Material –
--- START ---

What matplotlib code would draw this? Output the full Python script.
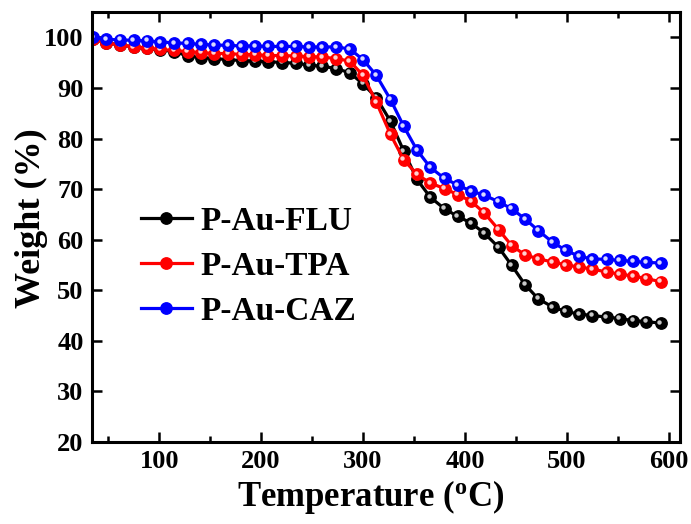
import numpy as np
import matplotlib
matplotlib.use("Agg")
import matplotlib.pyplot as plt
import matplotlib.transforms as mtransforms

plt.rcParams['font.family'] = ['Liberation Serif', 'DejaVu Serif']
plt.rcParams['font.weight'] = 'bold'
plt.rcParams['mathtext.default'] = 'regular'

# temperatures of the plotted points (degC)
temp = [35, 48, 62, 75, 88, 101, 115, 128, 141, 154, 168, 181, 194, 207, 221,
        234, 247, 260, 274, 287, 300, 313, 327, 340, 353, 366, 380, 393, 406,
        419, 433, 446, 459, 472, 486, 499, 512, 525, 539, 552, 565, 578, 592]

# weight (%)
w_flu = [99.7, 98.9, 98.5, 98.1, 97.8, 97.5, 97.2, 96.3, 96.0, 95.8, 95.6, 95.4,
         95.3, 95.2, 95.0, 94.9, 94.5, 94.3, 93.8, 93.0, 90.8, 88.1, 83.4, 77.5,
         71.9, 68.4, 66.1, 64.6, 63.3, 61.3, 58.5, 54.9, 51.1, 48.3, 46.7, 45.8,
         45.3, 45.0, 44.7, 44.4, 44.0, 43.8, 43.5]
w_tpa = [99.7, 98.9, 98.5, 98.1, 97.8, 97.6, 97.4, 97.2, 97.0, 96.8, 96.8, 96.6,
         96.6, 96.4, 96.4, 96.3, 96.2, 96.1, 95.8, 95.3, 92.5, 87.2, 80.8, 75.8,
         72.9, 71.2, 70.1, 68.9, 67.6, 65.3, 62.0, 58.8, 57.0, 56.2, 55.6, 55.0,
         54.6, 54.2, 53.6, 53.2, 52.8, 52.3, 51.7]
w_caz = [100.0, 99.6, 99.5, 99.4, 99.3, 99.1, 98.9, 98.8, 98.6, 98.5, 98.4, 98.3,
         98.3, 98.2, 98.2, 98.2, 98.1, 98.1, 98.1, 97.7, 95.6, 92.5, 87.7, 82.4,
         77.7, 74.3, 72.1, 70.8, 69.6, 68.8, 67.5, 66.1, 64.1, 61.8, 59.5, 57.9,
         56.7, 56.2, 56.1, 55.9, 55.7, 55.5, 55.4]

names = ['P-Au-FLU', 'P-Au-TPA', 'P-Au-CAZ']
colors = ['black', 'red', 'blue']
shine = ['#c8c8c8', '#ffd0d0', '#d8d8ff']

fig = plt.figure(figsize=(6.91, 5.24), dpi=100)
ax = fig.add_axes([0.133, 0.1565, 0.851, 0.8205])

# little offset for the highlight on the sphere markers
off = mtransforms.ScaledTranslation(-1.0 / 72, 1.0 / 72, fig.dpi_scale_trans)

for y, c, s, n in zip([w_flu, w_tpa, w_caz], colors, shine, names):
    ax.plot(temp, y, '-o', color=c, lw=2.3, ms=8.2, mec=c, label=n)
    ax.plot(temp, y, 'o', color=s, ms=3.2, mew=0,
            transform=ax.transData + off)

ax.set_xlim(34, 611)
ax.set_ylim(20, 105)
ax.set_xticks([100, 200, 300, 400, 500, 600])
ax.set_xticks([50, 150, 250, 350, 450, 550], minor=True)
ax.set_yticks([20, 30, 40, 50, 60, 70, 80, 90, 100])

ax.tick_params(which='both', direction='in', top=True, right=True, width=1.8)
ax.tick_params(which='major', length=7, labelsize=19, pad=6)
ax.tick_params(which='minor', length=4.5)
for sp in ax.spines.values():
    sp.set_linewidth(2.2)

ax.set_xlabel('Temperature ($^{o}$C)', fontsize=25, fontweight='bold')
ax.xaxis.set_label_coords(0.475, -0.083)
ax.set_ylabel('Weight (%)', fontsize=26, fontweight='bold')
ax.yaxis.set_label_coords(-0.074, 0.52)

ax.legend(loc='upper left', bbox_to_anchor=(0.06, 0.58), frameon=False,
          fontsize=24, handlelength=1.55, handletextpad=0.25, labelspacing=0.42,
          borderaxespad=0)

fig.savefig('out.png', dpi=100)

--- END ---

Direction – From the first line above down to the line with "565, 578, 592]", reproduce every line and no others, omitting pictures.

Task result –
What matplotlib code would draw this? Output the full Python script.
import numpy as np
import matplotlib
matplotlib.use("Agg")
import matplotlib.pyplot as plt
import matplotlib.transforms as mtransforms

plt.rcParams['font.family'] = ['Liberation Serif', 'DejaVu Serif']
plt.rcParams['font.weight'] = 'bold'
plt.rcParams['mathtext.default'] = 'regular'

# temperatures of the plotted points (degC)
temp = [35, 48, 62, 75, 88, 101, 115, 128, 141, 154, 168, 181, 194, 207, 221,
        234, 247, 260, 274, 287, 300, 313, 327, 340, 353, 366, 380, 393, 406,
        419, 433, 446, 459, 472, 486, 499, 512, 525, 539, 552, 565, 578, 592]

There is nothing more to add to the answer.